高校受験生の方々には勘違いしてほしくないことがあります。
塾の営業トークで、たまに聞くのが、「通知表の評定が悪くても、当日に点数が取れれば、合格は十分に可能です」という文言です。
もちろん、当日で点数が取れれば可能だと思いますが、それは当日に点数が取れればです。
当日に点数が取れないから困るんですよね。
高校受験は地域によって基準やルールが違うので、単純比較はできないのですが、内申点と当日点が1:1であったり、内申点と当日点が1:5であったりするところが多いかと思います。
当日の独自問題を重視したい高校は、当日点の配分を増やす傾向にありますが、それでも、内申点を全く考慮しないというところは主に私立になり、公立は内申点が加味されます。
塾の先生が言うように、当日点の配分が高いと、通知表の評定が悪くても大丈夫というのは、計算上はそのとおりですし、実際にそのような結果が過去にたくさんあったのでしょう。
それでも私が思うには、通知表の評定はよい場合には自分を楽にしてくれると思っています。
■内申点は1つの教科として考える
当たり前ではあるのですが、通知表がオール5の生徒は内申点が135点になります。
対して、オール4の生徒は内申点が108です。
単純ですが、もし仮に内申点を1つの教科とした場合には、オール5の生徒が100点にあるのに対し、オール4の生徒は80点となるわけです。
ここで20点の差が付くことになります。
この20点差を当日の5教科で逆転しなければなりません。
受験をするうえで、苦手な教科があると、まずはその教科の克服に入ります。
その理由は、すでに得意な教科の点数を上げるよりも、苦手な教科の点数を上げる方が伸び代はあるからです。
もちろん、受験が迫ってくると、得意教科を伸ばすという作戦もありますが、それは直前期であって、基本的には苦手教科を克服していくことを最優先にやるはずです。

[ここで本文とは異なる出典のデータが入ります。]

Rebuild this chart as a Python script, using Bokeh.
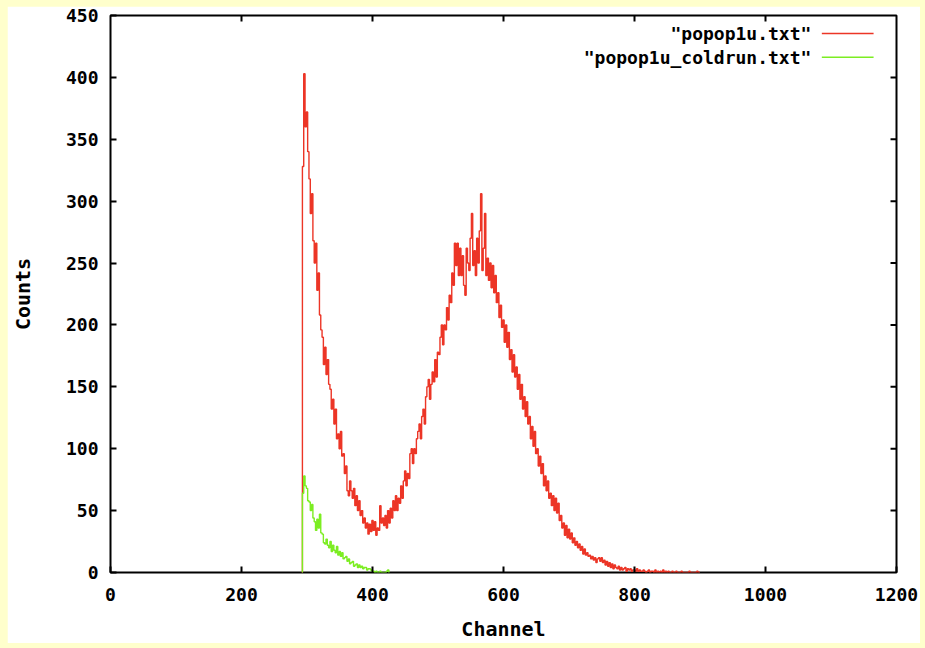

そうなると、冒頭の塾の先生のフレーズはおかしなことになるわけです。
当日点で十分に合格できるというアドバイスではなく、「内申点(通知表)も1教科と考えてしっかり頑張りましょう」となるのが普通ってことです。
なぜ、塾の先生は当日点でも合格に届くというのか、それは簡単で、ポジショントークだからです。
通知表の評定というのは、5教科に加え、副教科の4教科も入っています。
副教科の4教科は、塾側としてはどうしようもなく、何の対策もできないと言いますか、生徒本人任せになってしまいます。
実技教科なので、絵を描くこと、歌や楽器を演奏すること、運動すること、制作や実習をすること、など副教科には各教科で異なったスキルが必要ですし、それは塾ではどうしようもありません。
副教科が苦手な生徒が来た場合に、通知表が低いと難しいよとは言えないから、当日点で十分に合格できると言わなければ、塾で一生懸命勉強しないですからね。
それが塾側の都合というものです。
■内申点の差を当日点で埋めるのは苦労する
最近感じるのは、5教科の点数って、著しく苦手な教科が無い限り、受験生でそんなに差が付かないなと思っています。
先ほどの100点と80点の差のように、オール5の生徒とオール4の生徒の差は20点あるのですが、それを当日の5教科で埋めるというのは相当苦労します。
もちろん、苦手教科がある場合や、当日に大きくやらかしてしまうと、その時のマイナスは大きいので、アドバンテージはすぐに埋まってしまいますが。
それでも、内申点でアドバンテージがあることは、自分にとってはゆとりに繋がります。
受験生の当日って、大なり小なり、やらかすものだと思っています。
いつもどおりの調子で解けるってことなんて無いと思いますし、そもそも、入試問題ですからね、手ごたえはあったという生徒の方が少ないでしょう。
受験は、「やらかし勝負」ってところもあります。
どれだけやらかさなかったかで合否が決まるって言っても過言では無いです。
やらかしゼロで、自分の実力をほぼ出し切れた人は、まあ合格するでしょうね。(そうでないと受験すら周りから反対されるはずです)
内申点に関しては、すでに結果は決まっているので、やらかす、やらかさないという概念がありません。
確実にその点数が上乗せされるということです。
そのアドバンテージだけでも非常に大きいということです。
このように考えると、内申点と当日点が1:1という高校は、まず内申点だけで合否が分かるはずです。
学校の先生から厳しいですねと言われると、合格するチャンスはかなり低いです。
当日点でミラクル的な点数がないと厳しいということです。
高校受験の制度によっては、内申点だけで順位付けされ、当日点だけで順位付けされ、両方で合格順位であれば合格確定とするところもあります。
内申点と当日点の合計点数で合否を決めるのは、空席があった場合に埋めていく段階というのもあり得ます。
従って、いくら塾の先生が、大丈夫とか過去にいましたとかいっても、内申点(通知表の評定)はしっかりと稼ぎましょう。